Some say the divide in the council was exacerbated when longtime councilman Bill Thrash died from bladder cancer in May. The council was split in deciding who should take Thrash’s spot on the five-member council.
Mayor Mark Mathews made the tie-breaking vote in electing Matt Riedemann to the council in June, which added angst to the city’s split council members and residents.
Council members Cris Welsh and Bruce Jenkins voted to install Thrash’s wife, Suzie, as his replacement on the council, while Jeff Duckett and Tim Killingsworth opted for Riedemann.
Mathews voted to break the tie in favor of Riedemann.
From there, the council became a two-headed governmental body, split on most of the important votes, with council members Riedemann, Killingsworth and Duckett consistently voting in a bloc to overrule motions made by council members Cris Welsh and Bruce Jenkins.
Welsh brought forward motions this fall to ban smoking in nearly all businesses and public outdoor spaces and another to prohibit elected officials from texting during council meetings. Both motions were overruled and dismissed by Mathews and his allies.
Museum, credit cards spark controversy
The council was repeatedly petitioned by residents concerned with the city’s finances. Critics believed the city’s financial position was burdened by taxpayer subsidies of its top two tourist attractions, the Southern Museum of Locomotive History and the Smith-Gilbert Gardens.
Both attractions have been running deficits for years, pulling money from the city’s general fund, which is fed by fees and taxes paid by Kennesaw residents.
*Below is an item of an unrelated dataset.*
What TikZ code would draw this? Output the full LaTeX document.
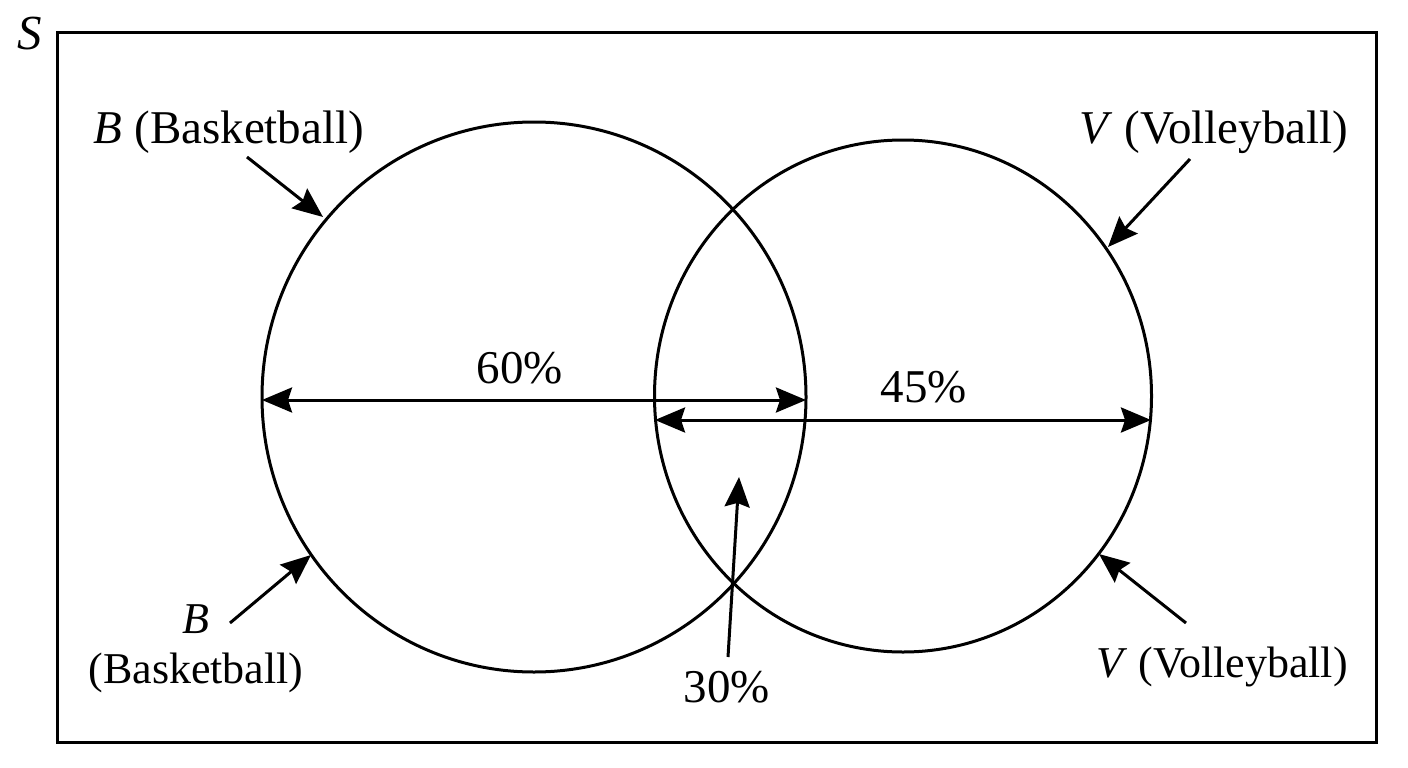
\documentclass[tikz,border=0pt]{standalone}
\usepackage{fontspec}
\setmainfont{Liberation Serif}
\usetikzlibrary{arrows.meta,shapes.geometric}
\begin{document}
\begin{tikzpicture}[x=1pt,y=-1pt,
  lab/.style={inner sep=0pt,anchor=base,font=\fontsize{47}{56}\selectfont},
  labsm/.style={inner sep=0pt,anchor=base,font=\fontsize{44}{52}\selectfont},
  ptr/.style={line width=3pt,-{Stealth[length=30pt,width=25pt,inset=4pt]}},
  dbl/.style={line width=3pt,{Stealth[length=30pt,width=25pt,inset=4pt]}-{Stealth[length=30pt,width=25pt,inset=4pt]}},
  ring/.style={draw,ellipse,line width=3pt,inner sep=0pt}]
\useasboundingbox (0,0) rectangle (1408,768);
\draw[line width=3pt] (57,33) rectangle (1376,742);
\node[lab,font=\fontsize{49}{58}\selectfont\itshape] (S) at (30,49) {S};
% circles
\node[ring,minimum width=544pt,minimum height=550pt] (B) at (534,397) {};
\node[ring,minimum width=497pt,minimum height=512pt] (V) at (903,396) {};
% labels
\node[lab] (bt) at (229,143) {\textit{B} (Basketball)};
\node[lab] (vt) at (1214,143) {\textit{V} (Volleyball)};
\node[labsm] (bl1) at (196,633) {\textit{B}};
\node[labsm] (bl2) at (196,683) {(Basketball)};
\node[labsm] (vb) at (1222,677) {\textit{V} (Volleyball)};
\node[lab] (p60) at (520,383) {60\%};
\node[lab] (p45) at (924,402) {45\%};
\node[lab] (p30) at (727,702) {30\%};
% arrow coordinates
\coordinate (a1s) at (247,157); \coordinate (a1e) at (323,217);
\coordinate (a2s) at (1190,159); \coordinate (a2e) at (1108,247);
\coordinate (a3s) at (230,623); \coordinate (a3e) at (311,555);
\coordinate (a4s) at (1186,623); \coordinate (a4e) at (1099,554);
\coordinate (a5s) at (728,657); \coordinate (a5e) at (739,477);
\coordinate (d1s) at (262,400); \coordinate (d1e) at (806,400);
\coordinate (d2s) at (655,420); \coordinate (d2e) at (1151,420);
\draw[ptr] (a1s) -- (a1e);
\draw[ptr] (a2s) -- (a2e);
\draw[ptr] (a3s) -- (a3e);
\draw[ptr] (a4s) -- (a4e);
\draw[ptr] (a5s) -- (a5e);
\draw[dbl] (d1s) -- (d1e);
\draw[dbl] (d2s) -- (d2e);
\end{tikzpicture}
\end{document}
In the 2013 budget, city officials transferred $557,643 to the gardens and the museum in order to balance the annual budget. That figure is expected to rise to $616,322 in the 2014 budget, which was adopted in September by a 3-2 vote of the council.
In late October, city officials came under fire again for the city’s lack of a credit card policy. Residents were upset to learn their elected officials had been using credit cards with very little rules and regulations, funded with their tax dollars.
The mayor and council members had spent together about $33,000 on dinners, including one at Vic’s on the River in Savannah from July 2012 that totaled $923.20, various flights and embroidered clothing between September 2012 and September 2013, according to credit card statements.
Duckett spent roughly $4,500, Jenkins, $6,500, Welsh and Killingsworth almost $3,000 each, and the mayor about $8,200 from December 2012 through Sept. 9, 2013.
The bills were paid for and unquestioned by the city. As news of this and other hot-potato issues broke, residents responded by signing up to run for council.
By the filing deadline, residents had seven candidates to choose from on the Nov. 5 ballot.
Clean sweep of council candidates
Debra Williams, a local businesswoman who owns her own public relations and marketing business and serves on the Kennesaw Planning and Zoning Board, stunned incumbent Matt Riedemann by garnering 60 percent of the votes in the Post 4 race. She outpolled Riedemann by nearly 400 votes, tallying 1,142 to her opponent’s 757.
Jim Sebastian, chairman of the Citizens Advisory Committee and owner of SAFE LLC, a consulting company, squeaked out a win over incumbent Jeff Duckett by about 30 votes.
Former Kennesaw mayor Leonard Church made a political comeback, beating incumbent councilman Bruce Jenkins and Briggett Washington in a tight race, as no candidate won 50 percent of the vote.